• [Written instruction]: The listing below begins with the first line you should copy; stop after the line containing "from matplotlib.patches import Rectangle", and drop every picture.

• [Stored items]:
_ _ _ _ _ _ _

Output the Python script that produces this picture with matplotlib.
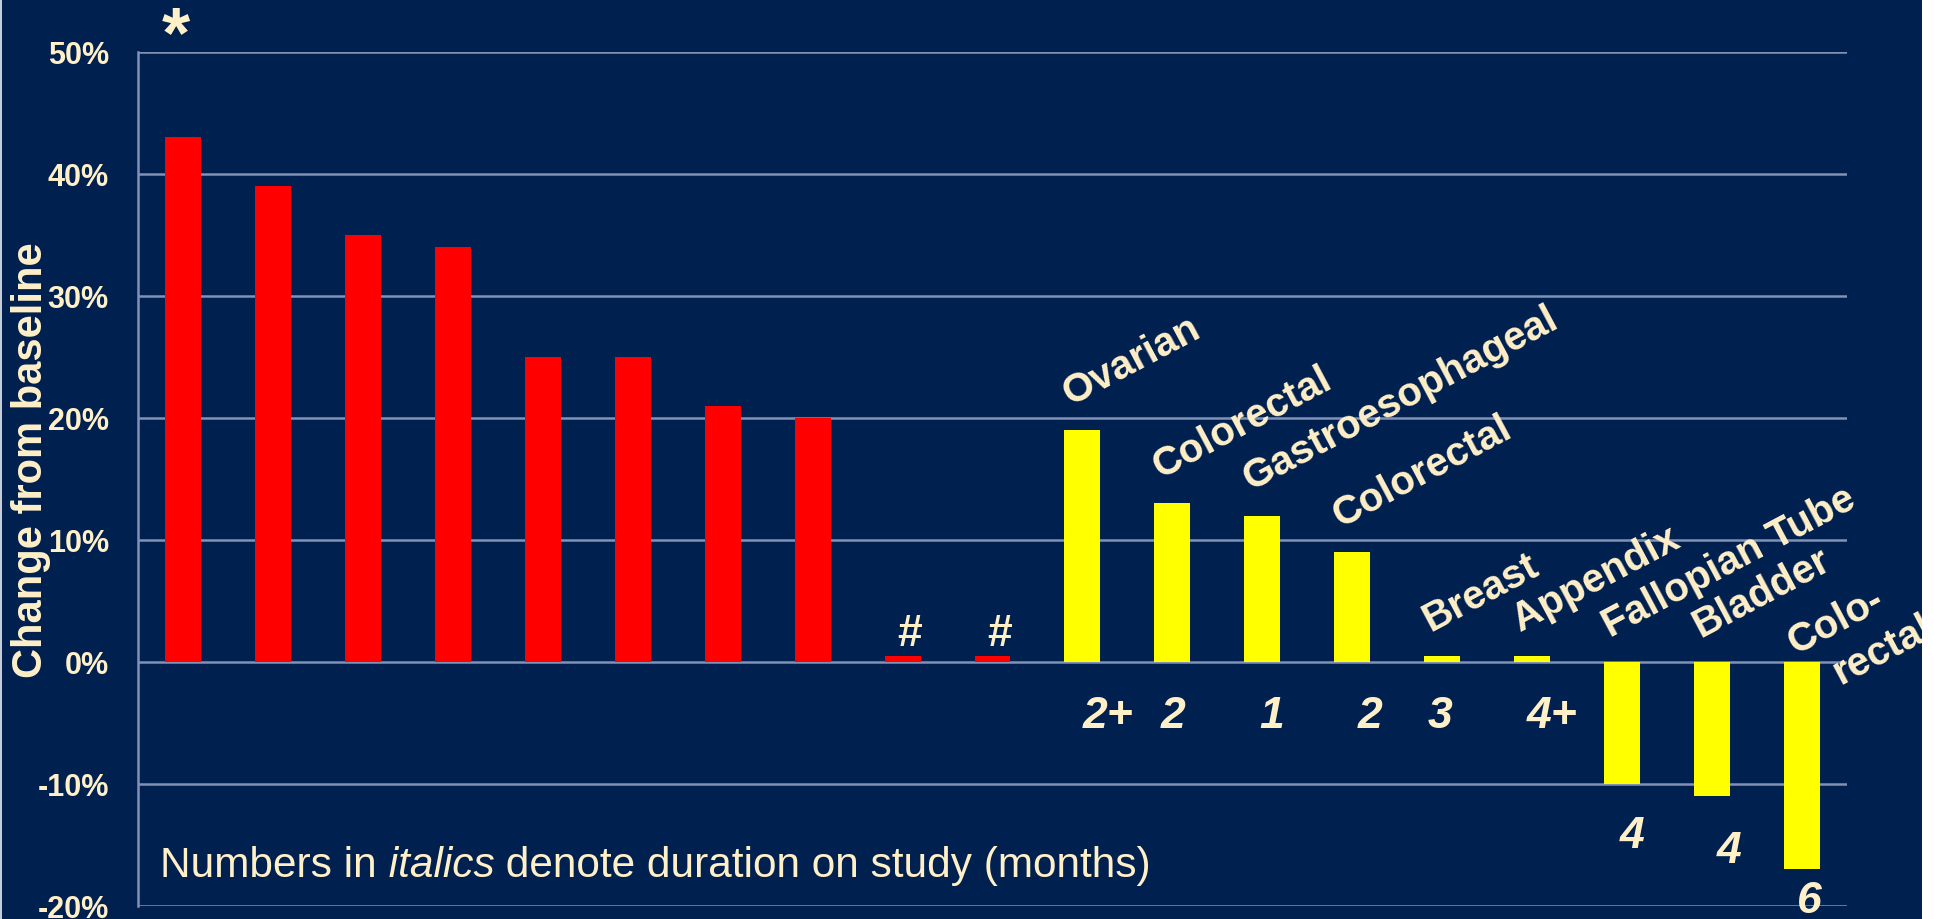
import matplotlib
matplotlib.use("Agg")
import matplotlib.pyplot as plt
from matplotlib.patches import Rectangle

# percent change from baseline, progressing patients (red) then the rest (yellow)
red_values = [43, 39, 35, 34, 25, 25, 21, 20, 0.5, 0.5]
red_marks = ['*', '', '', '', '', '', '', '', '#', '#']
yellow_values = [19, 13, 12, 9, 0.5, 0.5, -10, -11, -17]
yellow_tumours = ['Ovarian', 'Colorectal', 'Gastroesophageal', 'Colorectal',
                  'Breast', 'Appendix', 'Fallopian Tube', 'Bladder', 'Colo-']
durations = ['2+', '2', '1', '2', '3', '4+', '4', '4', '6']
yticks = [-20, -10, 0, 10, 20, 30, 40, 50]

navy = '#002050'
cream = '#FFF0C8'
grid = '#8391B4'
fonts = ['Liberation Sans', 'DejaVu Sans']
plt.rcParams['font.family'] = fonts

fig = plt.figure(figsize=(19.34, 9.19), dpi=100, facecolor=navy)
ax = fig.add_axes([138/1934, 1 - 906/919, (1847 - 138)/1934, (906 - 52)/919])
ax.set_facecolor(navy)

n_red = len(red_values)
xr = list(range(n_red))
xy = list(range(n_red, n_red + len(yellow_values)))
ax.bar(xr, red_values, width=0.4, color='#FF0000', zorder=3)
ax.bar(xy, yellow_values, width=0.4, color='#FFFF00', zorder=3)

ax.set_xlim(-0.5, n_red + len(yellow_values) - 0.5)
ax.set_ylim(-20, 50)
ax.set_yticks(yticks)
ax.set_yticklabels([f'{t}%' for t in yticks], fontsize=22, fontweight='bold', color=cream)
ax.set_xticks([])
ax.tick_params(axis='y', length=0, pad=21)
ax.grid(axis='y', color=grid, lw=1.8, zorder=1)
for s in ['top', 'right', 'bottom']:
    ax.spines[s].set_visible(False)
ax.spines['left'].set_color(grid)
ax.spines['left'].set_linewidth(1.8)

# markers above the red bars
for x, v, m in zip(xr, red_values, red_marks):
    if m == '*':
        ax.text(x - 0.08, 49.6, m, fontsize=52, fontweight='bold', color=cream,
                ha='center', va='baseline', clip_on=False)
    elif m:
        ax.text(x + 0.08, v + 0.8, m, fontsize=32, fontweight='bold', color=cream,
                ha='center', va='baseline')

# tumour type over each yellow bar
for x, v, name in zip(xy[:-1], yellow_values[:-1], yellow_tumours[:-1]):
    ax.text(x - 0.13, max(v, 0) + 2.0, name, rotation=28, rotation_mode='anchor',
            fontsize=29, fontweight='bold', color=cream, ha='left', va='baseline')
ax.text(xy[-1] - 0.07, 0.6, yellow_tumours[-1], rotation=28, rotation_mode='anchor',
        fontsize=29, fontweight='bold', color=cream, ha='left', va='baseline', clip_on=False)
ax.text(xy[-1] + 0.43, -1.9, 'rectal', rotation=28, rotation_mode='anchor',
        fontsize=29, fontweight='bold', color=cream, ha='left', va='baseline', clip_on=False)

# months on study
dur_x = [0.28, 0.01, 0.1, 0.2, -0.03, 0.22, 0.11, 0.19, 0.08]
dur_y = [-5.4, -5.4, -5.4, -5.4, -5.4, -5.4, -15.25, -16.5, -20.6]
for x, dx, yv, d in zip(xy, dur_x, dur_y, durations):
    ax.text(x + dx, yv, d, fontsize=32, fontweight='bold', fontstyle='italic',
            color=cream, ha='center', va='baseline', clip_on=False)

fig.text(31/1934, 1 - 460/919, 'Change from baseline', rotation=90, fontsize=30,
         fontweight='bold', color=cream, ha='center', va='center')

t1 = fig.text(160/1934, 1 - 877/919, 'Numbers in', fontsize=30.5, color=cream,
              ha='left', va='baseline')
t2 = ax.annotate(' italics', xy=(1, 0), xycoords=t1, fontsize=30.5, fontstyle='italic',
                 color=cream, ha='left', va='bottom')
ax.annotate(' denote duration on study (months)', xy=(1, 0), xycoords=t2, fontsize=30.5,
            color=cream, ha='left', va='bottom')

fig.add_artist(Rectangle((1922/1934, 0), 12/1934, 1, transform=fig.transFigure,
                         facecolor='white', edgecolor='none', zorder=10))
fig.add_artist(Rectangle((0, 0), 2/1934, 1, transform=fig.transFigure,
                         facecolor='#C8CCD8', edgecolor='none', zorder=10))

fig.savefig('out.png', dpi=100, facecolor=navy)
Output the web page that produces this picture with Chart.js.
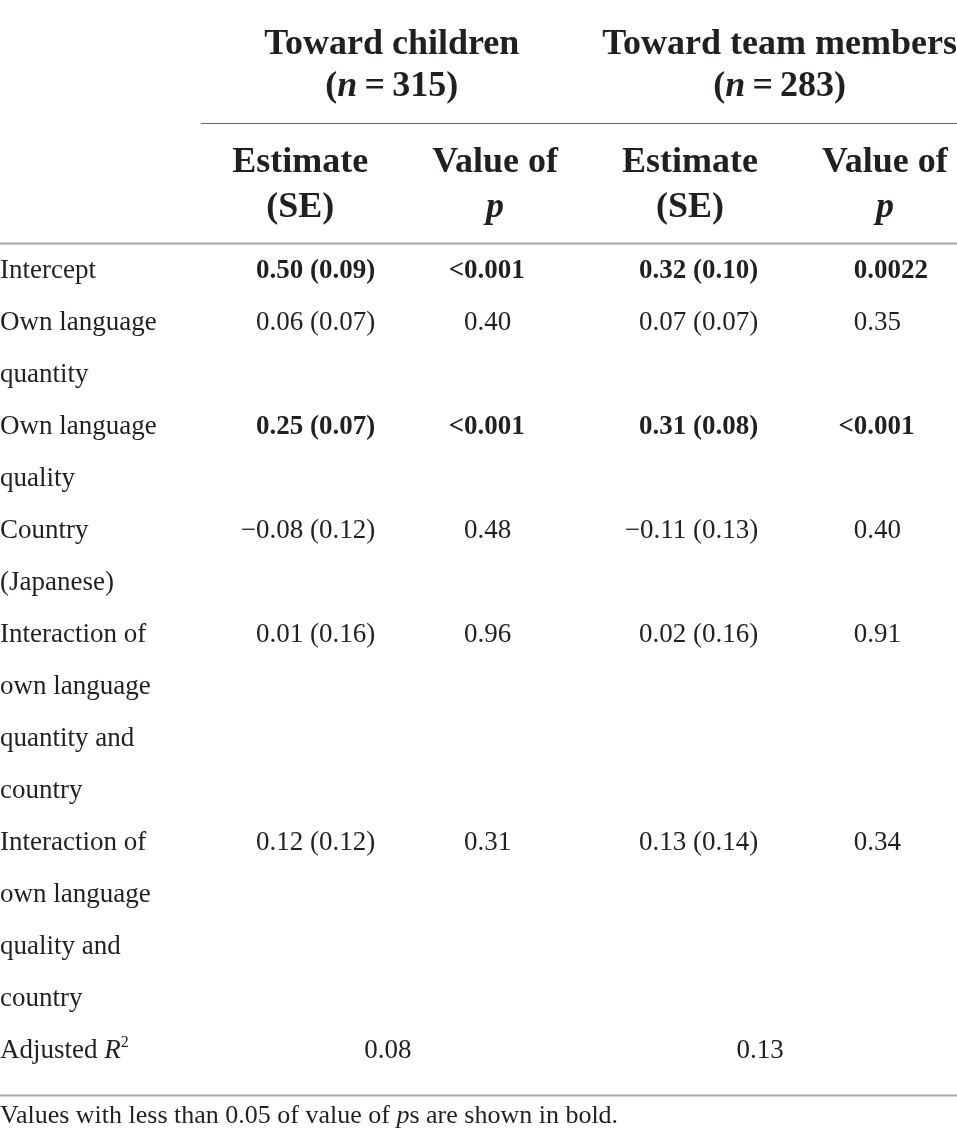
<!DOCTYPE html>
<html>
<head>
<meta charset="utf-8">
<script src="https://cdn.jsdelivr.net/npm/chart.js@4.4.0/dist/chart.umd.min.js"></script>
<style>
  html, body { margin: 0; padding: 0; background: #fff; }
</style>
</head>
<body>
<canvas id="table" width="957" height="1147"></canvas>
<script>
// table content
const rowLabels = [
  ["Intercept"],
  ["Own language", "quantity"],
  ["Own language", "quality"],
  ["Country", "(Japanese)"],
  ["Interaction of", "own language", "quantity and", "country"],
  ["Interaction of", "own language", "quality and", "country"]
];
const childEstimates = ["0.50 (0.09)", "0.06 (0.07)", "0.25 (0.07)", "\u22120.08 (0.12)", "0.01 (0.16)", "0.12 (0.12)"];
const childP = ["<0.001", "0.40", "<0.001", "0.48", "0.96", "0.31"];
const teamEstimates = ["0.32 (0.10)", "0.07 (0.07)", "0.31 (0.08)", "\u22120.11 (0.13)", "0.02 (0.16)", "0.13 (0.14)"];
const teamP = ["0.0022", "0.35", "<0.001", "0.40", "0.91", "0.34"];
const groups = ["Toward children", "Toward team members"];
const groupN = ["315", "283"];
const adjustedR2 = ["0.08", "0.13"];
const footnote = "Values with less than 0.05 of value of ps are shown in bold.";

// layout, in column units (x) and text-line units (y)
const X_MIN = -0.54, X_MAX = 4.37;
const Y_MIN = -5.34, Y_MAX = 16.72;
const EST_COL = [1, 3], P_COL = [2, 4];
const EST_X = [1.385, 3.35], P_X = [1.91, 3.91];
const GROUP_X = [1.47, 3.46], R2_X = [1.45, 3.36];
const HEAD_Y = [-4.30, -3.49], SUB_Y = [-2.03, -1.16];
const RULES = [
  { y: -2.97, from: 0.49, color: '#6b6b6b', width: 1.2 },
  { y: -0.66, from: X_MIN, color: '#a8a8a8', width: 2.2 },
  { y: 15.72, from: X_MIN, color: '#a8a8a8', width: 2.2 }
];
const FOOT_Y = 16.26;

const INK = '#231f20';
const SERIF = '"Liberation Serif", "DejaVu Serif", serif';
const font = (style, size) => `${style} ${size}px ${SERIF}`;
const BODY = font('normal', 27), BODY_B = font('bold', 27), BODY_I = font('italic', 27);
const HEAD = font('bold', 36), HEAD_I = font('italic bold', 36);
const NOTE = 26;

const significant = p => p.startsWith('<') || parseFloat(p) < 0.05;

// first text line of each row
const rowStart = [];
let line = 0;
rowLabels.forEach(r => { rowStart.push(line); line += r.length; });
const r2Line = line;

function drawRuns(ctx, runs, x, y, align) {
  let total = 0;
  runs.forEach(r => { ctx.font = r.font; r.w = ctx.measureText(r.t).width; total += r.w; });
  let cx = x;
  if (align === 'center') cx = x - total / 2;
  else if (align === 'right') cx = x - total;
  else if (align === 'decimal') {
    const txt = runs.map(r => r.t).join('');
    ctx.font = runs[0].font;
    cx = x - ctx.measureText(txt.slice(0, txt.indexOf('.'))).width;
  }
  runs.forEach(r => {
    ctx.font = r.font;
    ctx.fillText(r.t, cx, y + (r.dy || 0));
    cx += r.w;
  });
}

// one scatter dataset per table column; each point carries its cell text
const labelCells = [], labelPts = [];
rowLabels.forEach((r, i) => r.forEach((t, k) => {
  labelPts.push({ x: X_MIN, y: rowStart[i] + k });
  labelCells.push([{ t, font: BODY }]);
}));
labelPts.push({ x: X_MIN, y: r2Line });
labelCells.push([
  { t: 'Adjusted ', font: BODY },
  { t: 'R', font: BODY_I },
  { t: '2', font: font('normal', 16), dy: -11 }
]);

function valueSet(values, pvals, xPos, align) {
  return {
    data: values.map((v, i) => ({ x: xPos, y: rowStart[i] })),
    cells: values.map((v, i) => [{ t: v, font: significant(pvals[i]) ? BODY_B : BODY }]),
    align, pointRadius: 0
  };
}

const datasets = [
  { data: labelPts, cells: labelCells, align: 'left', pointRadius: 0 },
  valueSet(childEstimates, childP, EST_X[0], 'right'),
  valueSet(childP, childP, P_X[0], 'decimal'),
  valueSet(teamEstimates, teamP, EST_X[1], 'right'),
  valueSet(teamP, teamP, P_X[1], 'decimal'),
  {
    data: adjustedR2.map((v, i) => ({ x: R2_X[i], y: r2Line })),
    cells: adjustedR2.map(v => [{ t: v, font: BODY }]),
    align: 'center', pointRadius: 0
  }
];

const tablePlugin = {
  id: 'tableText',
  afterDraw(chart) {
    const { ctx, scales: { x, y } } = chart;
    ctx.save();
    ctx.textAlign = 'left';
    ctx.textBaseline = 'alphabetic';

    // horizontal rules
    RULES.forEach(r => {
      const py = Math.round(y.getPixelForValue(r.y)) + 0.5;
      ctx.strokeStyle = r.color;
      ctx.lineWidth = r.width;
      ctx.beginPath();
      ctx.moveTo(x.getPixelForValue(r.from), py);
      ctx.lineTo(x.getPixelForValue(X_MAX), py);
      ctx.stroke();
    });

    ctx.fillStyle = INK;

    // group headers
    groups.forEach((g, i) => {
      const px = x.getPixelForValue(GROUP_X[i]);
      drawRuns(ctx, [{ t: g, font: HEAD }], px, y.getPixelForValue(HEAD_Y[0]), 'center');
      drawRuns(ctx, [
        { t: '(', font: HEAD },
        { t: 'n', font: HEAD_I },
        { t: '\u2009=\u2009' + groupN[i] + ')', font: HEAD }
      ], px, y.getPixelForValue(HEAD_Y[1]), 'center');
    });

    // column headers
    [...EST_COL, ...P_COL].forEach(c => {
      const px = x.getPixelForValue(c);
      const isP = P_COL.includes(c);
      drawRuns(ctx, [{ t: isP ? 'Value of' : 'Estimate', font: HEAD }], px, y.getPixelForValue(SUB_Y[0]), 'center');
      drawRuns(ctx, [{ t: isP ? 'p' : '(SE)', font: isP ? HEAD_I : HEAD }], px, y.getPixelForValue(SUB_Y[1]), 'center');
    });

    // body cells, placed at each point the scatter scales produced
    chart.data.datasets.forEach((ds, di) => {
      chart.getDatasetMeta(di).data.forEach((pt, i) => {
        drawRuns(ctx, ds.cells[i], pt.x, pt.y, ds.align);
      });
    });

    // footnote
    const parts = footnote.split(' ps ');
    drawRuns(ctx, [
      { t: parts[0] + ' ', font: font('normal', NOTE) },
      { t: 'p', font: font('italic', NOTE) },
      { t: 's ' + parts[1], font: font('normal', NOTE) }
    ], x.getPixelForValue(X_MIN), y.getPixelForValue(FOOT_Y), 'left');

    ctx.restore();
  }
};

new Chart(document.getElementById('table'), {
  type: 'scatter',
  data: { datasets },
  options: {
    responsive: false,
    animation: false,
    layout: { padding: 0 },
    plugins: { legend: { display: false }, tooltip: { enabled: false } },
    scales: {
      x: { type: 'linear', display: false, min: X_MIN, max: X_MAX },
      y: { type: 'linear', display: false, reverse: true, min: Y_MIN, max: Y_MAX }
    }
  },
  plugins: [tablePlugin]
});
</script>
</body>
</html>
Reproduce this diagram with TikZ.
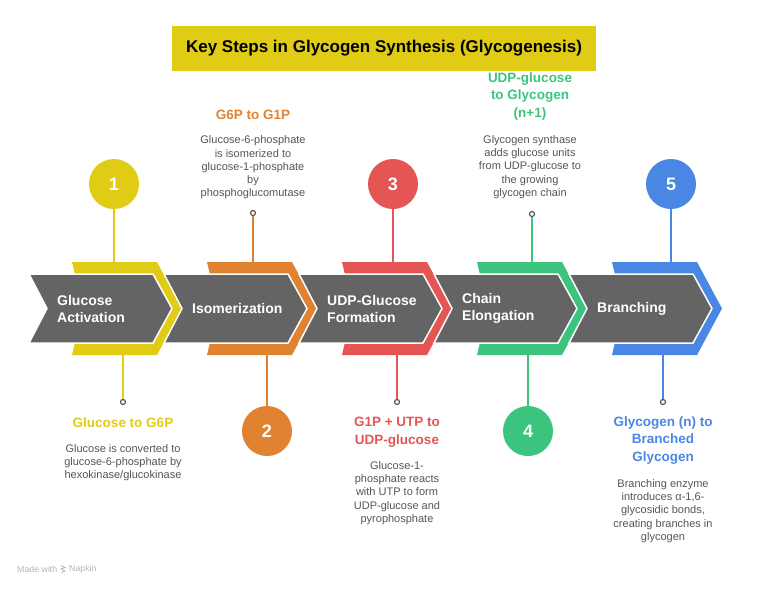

_ _ _ _ _ _ _

• [Exercise output]:
Output the Python script that produces this picture with matplotlib.
import matplotlib
matplotlib.use("Agg")
import matplotlib.pyplot as plt
from matplotlib.patches import Rectangle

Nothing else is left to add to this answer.